The Mike’s Song is quite a strong version, boasting some seriously hard core chops before going into the end. Right as the song ended, Fishman started up the beat to Mound. Mound was probably the least expected song to come next.

During 2009 I almost wanted to avoid Mike’s Song. The song had lost a lot of power and inspiration from what it once was. It always went into Hydrogen and then Weekapaug. ‘Paugs were particularly one dimensional, too. Now, any time you hear Mike’s Song ring through the rafters, you know you’re in for an adventure. The typical Mike’s Groove (Mike’s Song > Hydrogen > Weekapaug) has not been played since the first leg of summer tour (6/22/10). In fact, Hydrogen has not been played at all since Telluride. My point isn’t that Hydrogen is a drag, but rather that Mike’s Groove is always a wild ride lately. The Mound sandwiched inbetween Mike’s and ‘Paug is one of the most interesting combos to date–something that hasn’t been done ever before.

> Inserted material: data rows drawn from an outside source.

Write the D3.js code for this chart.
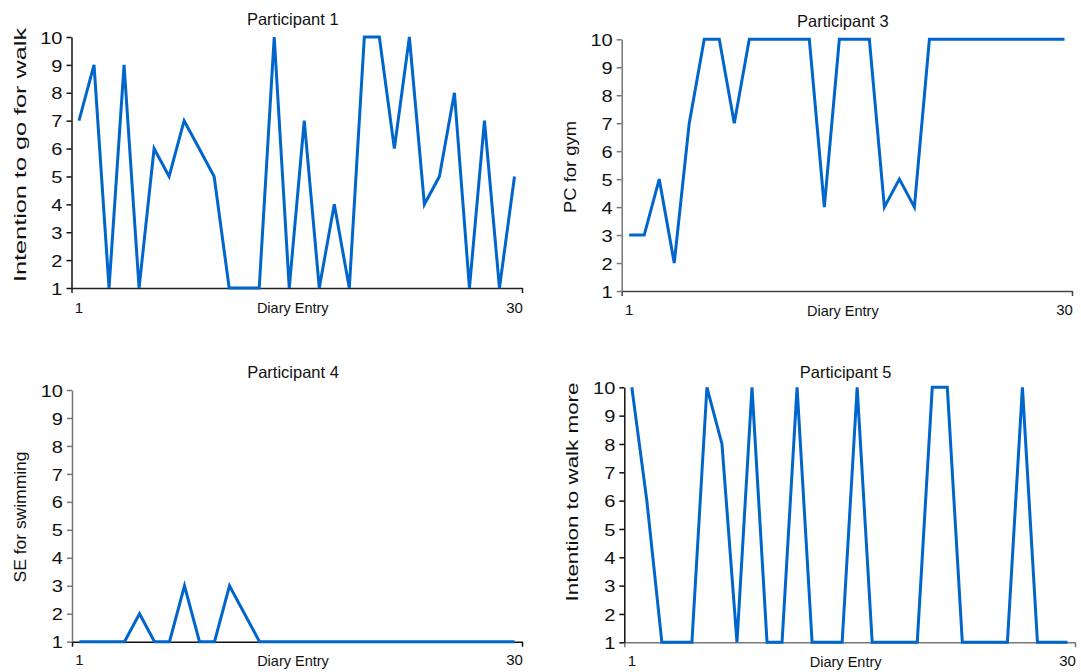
<!DOCTYPE html>
<html>
<head>
<meta charset="utf-8">
<script src="https://cdn.jsdelivr.net/npm/d3@7"></script>
<style>
  body { margin: 0; background: #fff; }
  svg { display: block; font-family: "Liberation Sans", Arial, sans-serif; }
</style>
</head>
<body>
<svg id="chart" width="1081" height="672"></svg>
<script>
// diary entries (categories)
const entries = [1,2,3,4,5,6,7,8,9,10,11,12,13,14,15,16,17,18,19,20,21,22,23,24,25,26,27,28,29,30];
const yTicks = [1,2,3,4,5,6,7,8,9,10];

// one series per participant
const p1Values = [7,9,1,9,1,6,5,7,6,5,1,1,1,10,1,7,1,4,1,10,10,6,10,4,5,8,1,7,1,5];
const p3Values = [3,3,5,2,7,10,10,7,10,10,10,10,10,4,10,10,10,4,5,4,10,10,10,10,10,10,10,10,10,10];
const p4Values = [1,1,1,1,2,1,1,3,1,1,3,2,1,1,1,1,1,1,1,1,1,1,1,1,1,1,1,1,1,1];
const p5Values = [10,6,1,1,1,10,8,1,10,1,1,10,1,1,1,10,1,1,1,1,10,10,1,1,1,1,10,1,1,1];

const titles = ["Participant 1", "Participant 3", "Participant 4", "Participant 5"];
const yTitles = ["Intention to go for walk", "PC for gym", "SE for swimming", "Intention to walk more"];

// layout of each panel (pixel boxes)
const panels = [
  {vals: p1Values, x0: 71.5, x1: 522, top: 37, bot: 288, titleY: 25, xlabY: 315, dlabY: 313, ytX: 26, ytY: 155, ytLen: 254, yAxisCol: "#111", xAxisCol: "#222"},
  {vals: p3Values, x0: 621.7, x1: 1072, top: 39.3, bot: 291, titleY: 27, xlabY: 317, dlabY: 316, ytX: 576, ytY: 167, ytLen: 92, yAxisCol: "#777", xAxisCol: "#444"},
  {vals: p4Values, x0: 72, x1: 522, top: 390, bot: 641.7, titleY: 378, xlabY: 667, dlabY: 666, ytX: 26, ytY: 517, ytLen: 131, yAxisCol: "#777", xAxisCol: "#111"},
  {vals: p5Values, x0: 624.3, x1: 1075, top: 387.3, bot: 642.3, titleY: 378, xlabY: 668, dlabY: 667, ytX: 578, ytY: 492, ytLen: 219, yAxisCol: "#111", xAxisCol: "#777"}
];

const svg = d3.select("#chart");

panels.forEach(function(p, i) {
  const g = svg.append("g");

  const x = d3.scaleBand().domain(entries).range([p.x0, p.x1]).padding(0);
  const xEdge = d3.scaleLinear().domain([0, entries.length]).range([p.x0, p.x1]);
  const y = d3.scaleLinear().domain([1, 10]).range([p.bot, p.top]);

  // x axis line with end ticks only
  const xa = g.append("g")
    .attr("transform", "translate(0," + p.bot + ")")
    .call(d3.axisBottom(xEdge).tickValues([0, entries.length]).tickFormat("").tickSize(5).tickSizeOuter(0));
  xa.selectAll("path, line").attr("stroke", p.xAxisCol).attr("stroke-width", 1.5);

  // x labels "1" and "30" under first/last entry
  const xl = g.append("g")
    .attr("transform", "translate(0," + (p.xlabY - 13) + ")")
    .call(d3.axisBottom(x).tickValues([entries[0], entries[entries.length - 1]]).tickSize(0).tickPadding(0));
  xl.select(".domain").remove();
  xl.selectAll("text").attr("font-size", 15).attr("fill", "#111").attr("font-family", null);

  // y axis
  const ya = g.append("g")
    .attr("transform", "translate(" + p.x0 + ",0)")
    .call(d3.axisLeft(y).tickValues(yTicks).tickSize(5).tickSizeOuter(0).tickPadding(9));
  ya.selectAll("path, line").attr("stroke", p.yAxisCol).attr("stroke-width", 1.5);
  ya.selectAll("text")
    .attr("font-size", 17)
    .attr("fill", "#111")
    .attr("font-family", null)
    .attr("dy", "0.36em")
    .attr("transform", "scale(1.18,1)")
    .attr("x", -9 / 1.18);

  // series line
  const line = d3.line()
    .x(function(d, k) { return x(entries[k]) + x.bandwidth() / 2; })
    .y(function(d) { return y(d); });

  g.append("path")
    .datum(p.vals)
    .attr("d", line)
    .attr("fill", "none")
    .attr("stroke", "#0066cc")
    .attr("stroke-width", 3)
    .attr("stroke-linejoin", "miter");

  // titles
  const cx = (p.x0 + p.x1) / 2 - 4;
  g.append("text")
    .attr("x", cx)
    .attr("y", p.titleY)
    .attr("text-anchor", "middle")
    .attr("font-size", 16.5)
    .attr("fill", "#111")
    .text(titles[i]);

  g.append("text")
    .attr("x", cx)
    .attr("y", p.dlabY)
    .attr("text-anchor", "middle")
    .attr("font-size", 14.5)
    .attr("fill", "#111")
    .text("Diary Entry");

  g.append("text")
    .attr("transform", "translate(" + p.ytX + "," + p.ytY + ") rotate(-90)")
    .attr("text-anchor", "middle")
    .attr("font-size", 16)
    .attr("fill", "#111")
    .attr("textLength", p.ytLen)
    .attr("lengthAdjust", "spacingAndGlyphs")
    .text(yTitles[i]);
});
</script>
</body>
</html>
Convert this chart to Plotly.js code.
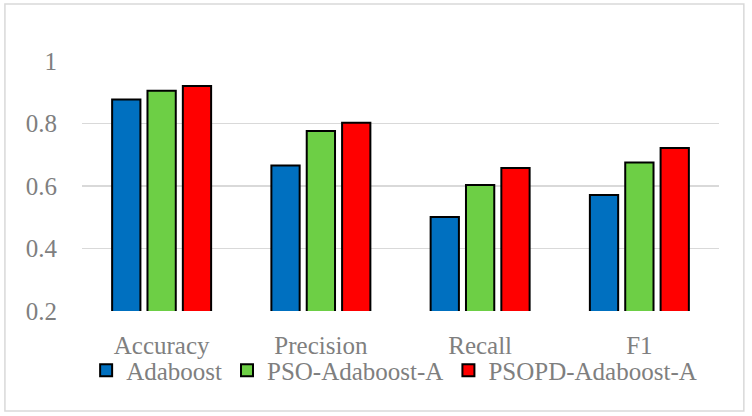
<!DOCTYPE html>
<html>
<head>
<meta charset="utf-8">
<script src="https://cdn.plot.ly/plotly-3.0.1.min.js"></script>
<style>html,body{margin:0;padding:0;background:#fff;}#chart{width:752px;height:416px;}</style>
</head>
<body>
<div id="chart"></div>
<script>
const categories = ["Accuracy", "Precision", "Recall", "F1"];
const seriesNames = ["Adaboost", "PSO-Adaboost-A", "PSOPD-Adaboost-A"];
const adaboost = [0.877, 0.666, 0.501, 0.571];
const psoAdaboostA = [0.905, 0.776, 0.603, 0.675];
const psopdAdaboostA = [0.920, 0.802, 0.658, 0.722];
const yTicks = [0.2, 0.4, 0.6, 0.8, 1];
const yTickLabels = ["0.2", "0.4", "0.6", "0.8", "1"];
const colors = ["#0070C0", "#6DCF45", "#FF0000"];

const font = "Liberation Serif";
const gray = "#7F7F7F";
const values = [adaboost, psoAdaboostA, psopdAdaboostA];
const traces = values.map((v, i) => ({
  type: "bar",
  name: seriesNames[i],
  x: categories,
  y: v,
  marker: {color: colors[i], line: {color: "#000", width: 2}},
  hoverinfo: "none"
}));

const layout = {
  width: 752, height: 416,
  font: {family: font, color: gray},
  margin: {l: 82, r: 33, t: 61, b: 105},
  paper_bgcolor: "#fff", plot_bgcolor: "#fff",
  barmode: "group", bargap: 0.334, bargroupgap: 0.2,
  showlegend: true,
  legend: {orientation: "h", x: 0.49, xanchor: "center", y: -0.238, yanchor: "middle",
           bgcolor: "rgba(0,0,0,0)", itemclick: false,
           font: {family: font, size: 25, color: gray}, itemwidth: 30, traceorder: "normal"},
  xaxis: {type: "category", showgrid: false, zeroline: false, showline: false,
          ticks: "", ticklabelstandoff: 17, tickfont: {family: font, size: 25, color: gray}},
  yaxis: {range: [0.2, 1], tickvals: yTicks, ticktext: yTickLabels, showgrid: true,
          gridcolor: "#D9D9D9", gridwidth: 1.5, zeroline: false, showline: false, ticks: "",
          ticklabelstandoff: 24, tickfont: {family: font, size: 25, color: gray}},
  shapes: [{type: "rect", xref: "paper", yref: "paper", x0: -0.121, x1: 1.039, y0: -0.40, y1: 1.228,
            line: {color: "#D9D9D9", width: 1.5}, fillcolor: "rgba(0,0,0,0)", layer: "below"}]
};
Plotly.newPlot("chart", traces, layout, {staticPlot: true, displayModeBar: false});
</script>
</body>
</html>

She Caught the Katy and Left Me a Mule to Ride (God, it sucks typing that) was a highlight for obvious reasons (hasn’t been played in 12 years).

(K. Reed)

The Birdwatcher was a song I have been itching for Phish to perform since I first heard it on their album Party Time. It has been played in a full band style with TAB, so I was curious how Phish would perform it (if they ever did). I see it as really cool that they have a new a capella song to add to their catalog of music. I was getting awfully sick of hearing Grind after 2009 to be honest. The performance of Birdwatcher also shows that the band is spending time practicing together.

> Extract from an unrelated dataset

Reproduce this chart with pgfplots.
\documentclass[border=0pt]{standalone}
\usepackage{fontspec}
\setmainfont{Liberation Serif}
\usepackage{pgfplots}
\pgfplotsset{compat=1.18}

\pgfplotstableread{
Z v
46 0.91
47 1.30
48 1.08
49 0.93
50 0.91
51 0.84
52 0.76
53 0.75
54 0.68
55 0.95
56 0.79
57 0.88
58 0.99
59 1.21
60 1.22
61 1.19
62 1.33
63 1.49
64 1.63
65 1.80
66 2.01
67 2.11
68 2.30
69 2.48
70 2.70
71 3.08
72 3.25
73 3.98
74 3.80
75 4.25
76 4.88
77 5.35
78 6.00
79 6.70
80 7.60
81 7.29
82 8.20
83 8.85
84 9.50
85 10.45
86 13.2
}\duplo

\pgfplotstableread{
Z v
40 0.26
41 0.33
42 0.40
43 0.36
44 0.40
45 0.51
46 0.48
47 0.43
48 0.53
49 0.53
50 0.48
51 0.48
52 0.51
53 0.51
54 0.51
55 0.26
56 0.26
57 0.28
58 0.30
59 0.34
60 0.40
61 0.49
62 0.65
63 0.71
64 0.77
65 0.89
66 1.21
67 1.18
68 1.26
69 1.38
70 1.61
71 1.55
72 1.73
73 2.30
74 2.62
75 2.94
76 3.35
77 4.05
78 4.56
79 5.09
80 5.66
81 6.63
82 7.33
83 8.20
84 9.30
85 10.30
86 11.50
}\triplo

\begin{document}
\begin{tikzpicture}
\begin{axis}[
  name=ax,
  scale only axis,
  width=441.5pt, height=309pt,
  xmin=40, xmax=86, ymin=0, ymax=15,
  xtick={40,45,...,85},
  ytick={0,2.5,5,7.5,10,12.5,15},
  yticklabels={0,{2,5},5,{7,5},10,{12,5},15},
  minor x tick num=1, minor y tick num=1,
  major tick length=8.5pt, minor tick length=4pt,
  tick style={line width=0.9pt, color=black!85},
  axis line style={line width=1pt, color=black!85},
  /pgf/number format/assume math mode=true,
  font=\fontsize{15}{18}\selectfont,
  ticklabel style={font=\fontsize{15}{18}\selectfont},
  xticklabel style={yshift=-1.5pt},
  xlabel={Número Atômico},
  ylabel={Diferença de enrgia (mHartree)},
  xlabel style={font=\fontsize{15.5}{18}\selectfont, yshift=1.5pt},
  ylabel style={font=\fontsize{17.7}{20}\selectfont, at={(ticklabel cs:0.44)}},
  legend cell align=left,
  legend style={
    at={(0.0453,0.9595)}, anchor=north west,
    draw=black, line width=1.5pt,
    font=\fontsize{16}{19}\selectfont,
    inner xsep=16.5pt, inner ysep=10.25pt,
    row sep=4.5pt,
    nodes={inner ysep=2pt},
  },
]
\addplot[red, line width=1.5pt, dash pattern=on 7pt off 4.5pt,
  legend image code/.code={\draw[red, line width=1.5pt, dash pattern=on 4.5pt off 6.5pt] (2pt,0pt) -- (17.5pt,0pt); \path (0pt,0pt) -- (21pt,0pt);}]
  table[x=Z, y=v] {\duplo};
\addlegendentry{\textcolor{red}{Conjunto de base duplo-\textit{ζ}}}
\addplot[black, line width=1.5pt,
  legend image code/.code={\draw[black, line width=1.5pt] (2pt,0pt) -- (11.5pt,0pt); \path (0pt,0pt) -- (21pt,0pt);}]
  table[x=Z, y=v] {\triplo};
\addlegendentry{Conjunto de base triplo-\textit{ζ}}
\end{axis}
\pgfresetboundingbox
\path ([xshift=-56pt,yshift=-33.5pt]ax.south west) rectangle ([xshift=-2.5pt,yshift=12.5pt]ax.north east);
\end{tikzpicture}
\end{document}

Back on the Train served as the anchor for the song-driven second set of the Centrum’s final night. Fish and Mike provided Trey a solid rhythmic backbone for jamming. Trey, again, threw in a Streets of Cairo tease–something he has been doing all year.

Frankie Says was huge for me. I have such vivid memories of listening to both 4/2’s and Story of the Ghost’s version over and over. When I hear Frankie Says, it puts me in a time warp to the past. I don’t know what it is about that song–but I get chills listening to it. I was ecstatic that they bust it out for us. While many people, including me, were hoping for a big song next, I was perfectly happy with Albuquerque. I had seriously forgotten about this song until they bust it out in Cincy last year. When they started it up, I honestly had to wait for the lyrics to get a hold on the song’s name (pathetic, I know). So, since Cincy, I have been waiting to hear this again. The moods both Frankie Says and Albuquerque provide compliment each other so well. I thought the combination of songs was exquisite.

(K. Reed)

Now for the biggest Centrum highlight, Harry Hood. Honestly, every time this song starts now, I roll my eyes as Fish rolls his toms. While the intros are getting cooler (because of Mike), the jam hasn’t been anything more than uninspired. Hood is a song that should burst at the seams with joy. Trey should be peaking so hard that when the lyrics “You can feel good, I feel good…” come in, you should be jumping in the air and dripping with sweat. Now, it’s just emotionless noodling into the end. The Centrum’s version is a different case. This Hood featured one of the most original jams of the band’s career. Fish and Mike pick up on Trey’s hesitance to start the jam up and take matters into their own hands. The jam turns into a calypso-ish dance party with Mike taking all the leads and Trey sitting in the background. Mike sounds amazing in this, just amazing. Listen to this with headphones on and the bass up, your mind will be blown.

Despite these highlights, I was still disappointed with the concerts. Trey’s cringeworthy playing in Seven Below before forcing a What’s the Use? was rediculous. I was worried that MSG would be more of the same. I was worried that the only good jams we would get would be ones where Trey is sitting in the background. I was wrong.